So, speed/space tradeoff. I guess the question would be how often we
need to find a named reference 100 scopes away vs. how often we need
100 scoperefs at all, and whether the never-freed 800 bytes (?) is
worth worrying about.
Afaik, by default the call stack is limited to 500. With that default, the absolute worst case is a very long running script that at the very beginning creates named references to nested scopes at all levels from 1 to 500 and then never again uses named references. This would create an array of 500 empty linked lists that never get freed. I would argue that nowadays, even such a large waste is not worth worrying about, especially given the fact that it would only occur in an extremely unlikely corner case.
For scripts that don't use references, the overhead is limited to a null array and a size variable. For most scripts, the array would probably never grow beyond one or two dozen elements. To me, this definitely looks like something we don't need to worry about. It's probably only the very rare scripts that use both recursion and references for which the array may grow to larger sizes. However, that's also the scripts where the improved performance of the array of linked lists (vs the linked list of linked lists) would come in handy. Another advantage of the array solution is that it's more straightforward; inserting a linked list in the middle is trivial while with a linked list of linked lists it would require more involved code.
For all these reasons, I would rather stick with the array of linked lists.
> You can "unset" an enclosing parameter and then redefine/reuse it with "typeset -g".
But you can't change a named reference into something else that way.
Even "unset -n" doesn't remove the nameref-ness of the surrounding
scope parameter.
Yep but I was working on a fix for this issue. I have now sent the patch, see
workers/54236.
Aside #1: Should this code in bin_unset have changed along with other
parts of array-initializer removal in workers/53776?
if ((pm->node.flags & PM_NAMEREF) &&
(!(pm = resolve_nameref(pm)) || pm->width)) {
/* warning? */
continue;
}
(That is, pm->width now irrelevant here?)
Yes, if/once
workers/54198 is committed, the check for pm->width can (and should) be dropped.
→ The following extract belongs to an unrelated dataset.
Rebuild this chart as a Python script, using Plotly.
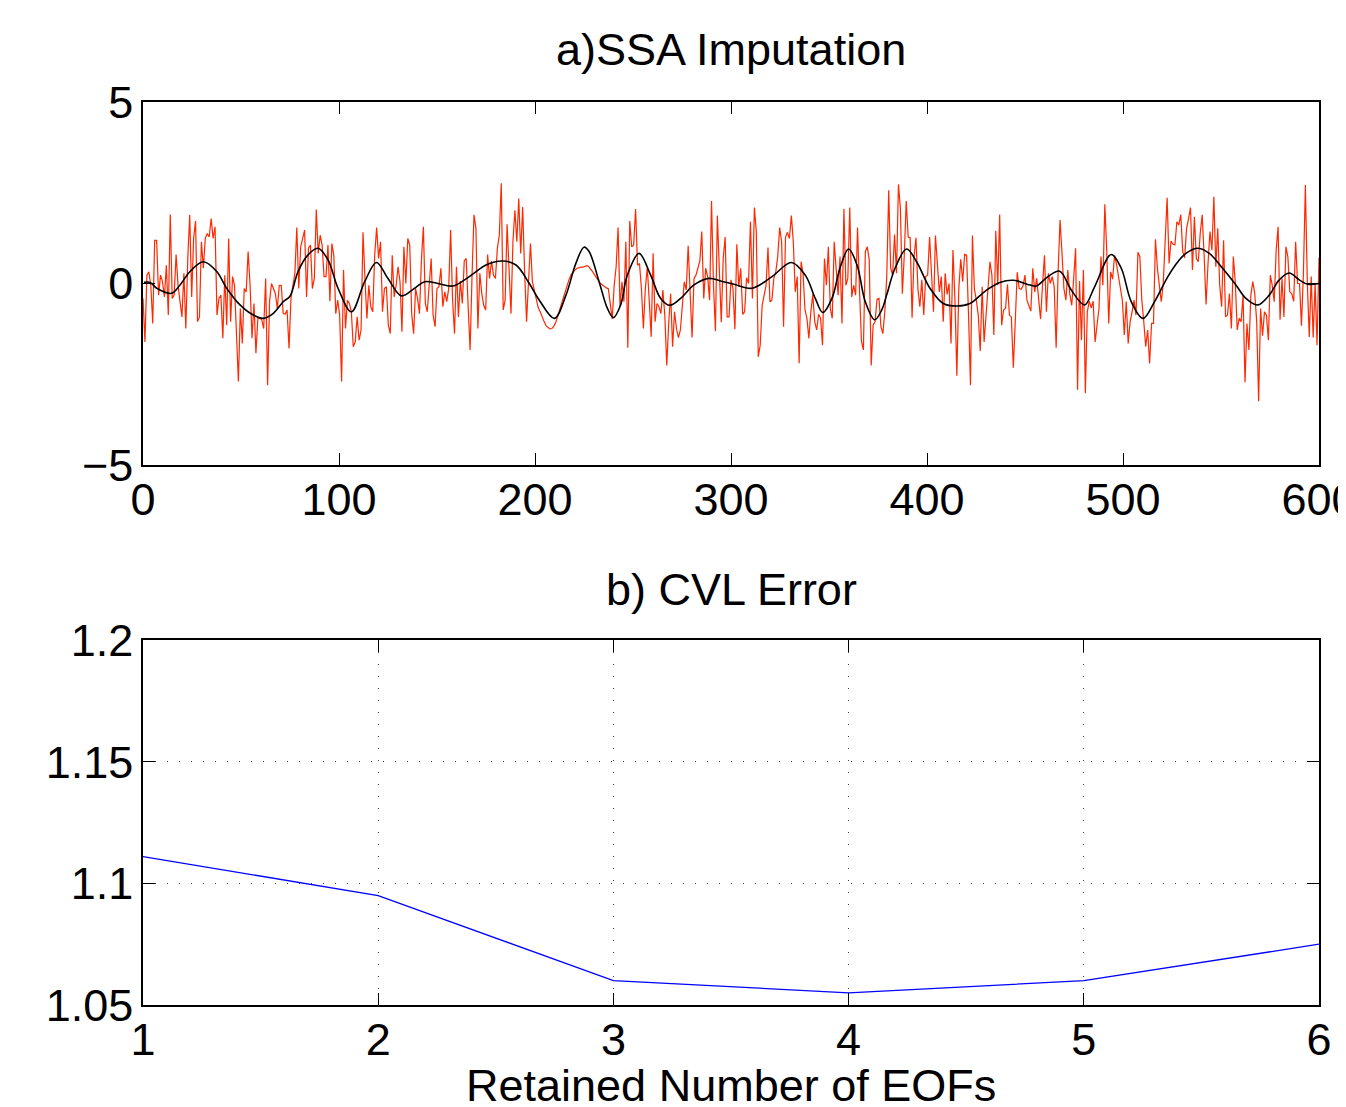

Aside #2, noting here so I don't have to refresh my memory again:
% typeset -n positional=3
This used to produce
zsh: invalid variable name: 3
but as of workers/54064 this is allowed:
% typeset -p positional
typeset -n positional=3
with an intent to fix later to be a reference to $3 (currently
$positional always returns empty).
I have a patch that fixes references to positional parameters. I'll try to send it in the next few days.
> I should probably add some explicit tests for the following cases:
> - Ref added to multiple scope lists
> - Ref added multiple times to the same scope list
> - Ref added to a scope list is now an integer with base=N
Per above, I think this is actually impossible, at least at present?
Once
workers/54236 is committed all of that should become possible. I will try to rebase the patch onto
workers/54236 and add tests for these cases.
Fyi, here are a few other things I intend to look into:
- In
workers/54236, I had to add many checks for PM_UNSET and PM_DECLARED. Most of these would not be needed if whenever a local variable is unset all its flags were cleared and replaced with PM_UNSET. This would guarantee that if a parameter has a type flag (one of PM_ARRAY, PM_INTEGER, PM_NAMEREF, ...) then it's for sure a still alive parameter of that type. Currently, you should always check for the presence of the type flag and the absence of PM_UNSET or the presence of PM_DECLARED, which is rather verbose and very error prone. Do you see any reason why flags should NOT be cleared when a parameter is unset? Afaik, there exists no mechanism that allows undeleting an unset parameter. So I don't see any reason why flags would need to be kept after a parameter is unset.
- Currently PM_UNSET can mean two very different things. If PM_DECLARED is also present, then PM_UNSET means that the parameter was declared with no explicit value (needed when the option TYPESET_TO_UNSET is enabled). Otherwise, PM_UNSET means that the parameter was unset, for example with a call to the builtin "unset". This is rather confusing. I wonder whether we would be better served if PM_DECLARED was replaced with a PM_NULL that means that the parameter has a null value and PM_UNSET would always mean that the parameter was unset. I will give it a try to see what code change this would entail.
- Bart, you once suggested that dereferencing not-yet-initialized references ought to trigger an error. Currently such references need to be handled in several places and, when they are part of assignments, they trigger various kinds of errors/warnings that may not necessarily make much sense to end users. My impression is that things could be simpler and more uniform if dereferencing a not-yet-initialized reference would always trigger an error. I will try to write a patch that does that,
- Some time ago, I started to wonder whether the reference resolution implemented in resolve_nameref_rec should instead be part of fetchvalue. My impression is that it would avoid a number of redundancies. I think that it would allow for a much simpler fix for references to positional parameters than the one that I currently have. I also think that it would fix or make it much easier to fix many of the bugs related to subscripted references (however, I would still vote for not supporting them for now). This would be a rather large refactoring but my impression is that many things would be simpler afterwards. However, that's just my gut feeling. I haven't started working on this and maybe once I do, I will quickly find out that something doesn't work.
Philippe